I’ve experienced a few major sorrows along life’s road. One involves a realization that the day has arrived when I’m no longer able to dial-up the psychic hotline in an effort to discover where I parked my car downtown.
Nobody I knew in high school was involved in “recreational pharmacology,” which is often a point of contention when comparing my generation to a segment of today’s youth. We had a few student rebels and malcontents who consumed fermented barley and hops on a regular basis that they acquired illegally. Most of them never caused any overt harm other than by becoming periodic, obnoxious spectacles. We also didn’t have computers on our desks in school like so many students do now. If someone had mentioned a “hard drive” in our day, we’d have thought they were referring to getting a girlfriend home an hour past curfew when her parents were still awake.

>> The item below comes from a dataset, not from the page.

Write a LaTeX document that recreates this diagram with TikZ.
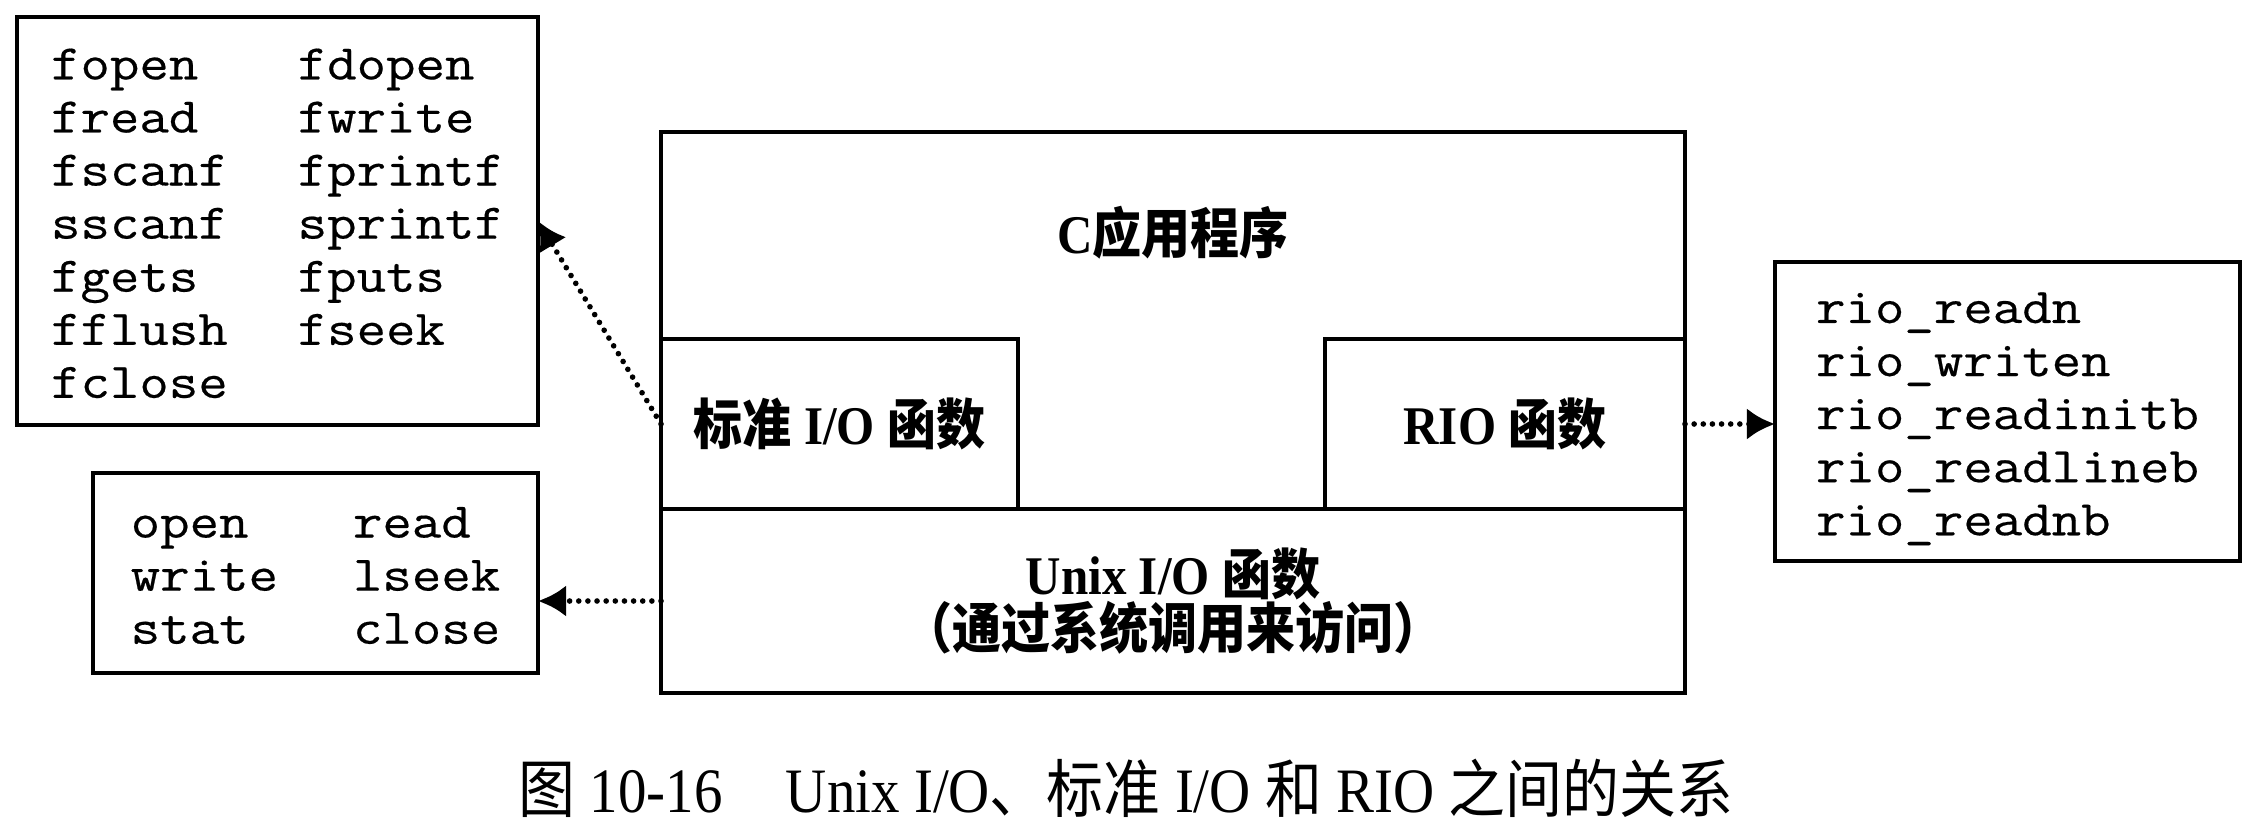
\documentclass[tikz,border=0pt]{standalone}
\usepackage{fontspec}
\setmainfont{Liberation Serif}[FakeStretch=0.9]
\setmonofont{Latin Modern Mono}[FakeStretch=1.146, FakeBold=0.4]
\newfontfamily\cjk{Noto Sans CJK SC}[FakeStretch=0.9]
\usetikzlibrary{arrows.meta,calc}

% pad the top of a list so its lines sit a little lower in the frame
\newcommand\lowered[1]{\raisebox{0pt}[\dimexpr\height+0.14cm\relax][\depth]{#1}}

\tikzset{
  frame/.style={draw, line width=1.2pt, inner sep=0pt, outer sep=0pt},
  listbox/.style={frame, font=\fontsize{14.2}{15.1}\selectfont\ttfamily},
  lbl/.style={font=\fontsize{15.5}{15.6}\selectfont\bfseries, align=center},
  link/.style={line width=1.6pt, line cap=round, dash pattern=on 0pt off 2.6pt,
               -{Latex[length=8pt,width=9pt]}},
}

\begin{document}
\begin{tikzpicture}
  \useasboundingbox (0,0) rectangle (22.54,-8.28);

  % function lists
  \node[listbox, anchor=north west, minimum width=5.21cm, minimum height=4.08cm]
    (stdlist) at (0.17,-0.17)
    {\lowered{\begin{tabular}{@{}l@{\hspace{0.7cm}}l@{}}
      fopen  & fdopen\\
      fread  & fwrite\\
      fscanf & fprintf\\
      sscanf & sprintf\\
      fgets  & fputs\\
      fflush & fseek\\
      fclose &
    \end{tabular}}};

  \node[listbox, anchor=north west, minimum width=4.45cm, minimum height=2.00cm]
    (unixlist) at (0.93,-4.73)
    {\lowered{\begin{tabular}{@{}l@{\hspace{0.75cm}}l@{}}
      open  & read\\
      write & lseek\\
      stat  & close
    \end{tabular}}};

  \node[listbox, anchor=north west, minimum width=4.65cm, minimum height=2.99cm]
    (riolist) at (17.75,-2.62)
    {\lowered{\begin{tabular}{@{}l@{}}
      rio\_readn\\ rio\_writen\\ rio\_readinitb\\ rio\_readlineb\\ rio\_readnb
    \end{tabular}}};

  % layered stack
  \node[frame, anchor=north west, minimum width=10.24cm, minimum height=3.77cm]
    (app) at (6.61,-1.32) {};
  \node[lbl] (apptitle) at (11.73,-2.33) {C{\cjk 应用程序}};

  \node[frame, lbl, fill=white, anchor=north west, minimum width=3.57cm, minimum height=1.70cm]
    (std) at (6.61,-3.39) {{\cjk 标准} I/O {\cjk 函数}};

  \node[frame, lbl, fill=white, anchor=north east, minimum width=3.60cm, minimum height=1.70cm]
    (rio) at (16.85,-3.39) {RIO {\cjk 函数}};

  \node[frame, lbl, anchor=north west, minimum width=10.24cm, minimum height=1.84cm]
    (unix) at (6.61,-5.09) {Unix I/O {\cjk 函数}\\{\cjk （通过系统调用来访问）}};

  % connectors
  \draw[link] (std.west) -- (stdlist.east);
  \draw[link] (unix.west) -- (unix.west -| unixlist.east);
  \draw[link] (rio.east) -- (rio.east -| riolist.west);

  % caption
  \node[font=\fontsize{18}{18}\selectfont] (caption) at (11.26,-7.88)
    {{\cjk 图} 10-16\quad Unix I/O{\cjk 、标准} I/O {\cjk 和} RIO {\cjk 之间的关系}};
\end{tikzpicture}
\end{document}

Perhaps I’m at that stage in life when I share Mark Twain’s philosophy on aging. “I am able to say that while I am not ruggedly well, I am not ill enough to excite an undertaker.” After speeding past 75, I realize I’m now playing with house money. Why should it make any difference if I gorge myself on junk food or sip hot toddies every night?
Maybe that’s why I haven’t decided how my funeral arrangements will be carried out. It seems like a costly waste of time because I won’t be able to appreciate this event even though I’ll be footing the bill. Somehow that doesn’t seem fair. I guess my heirs will be able to blame that on President Donald Trump, too, like everything else.
If my family does have a memorial service for me, I’ve already drafted a note requesting that a ragtime band play a trilogy of songs featuring “Dixie,” “When The Saints Go Marching In” and “Tiger Rag.” These musical renditions may give a few angels heartburn, but they should keep any old friends awake long enough to beat everyone else to the refreshments afterward. There’s nothing gloomy or depressing about that, is there? And you can bet I’ll ensure that there’s plenty of Twinkies and chocolate peanut clusters on this terminal menu, too.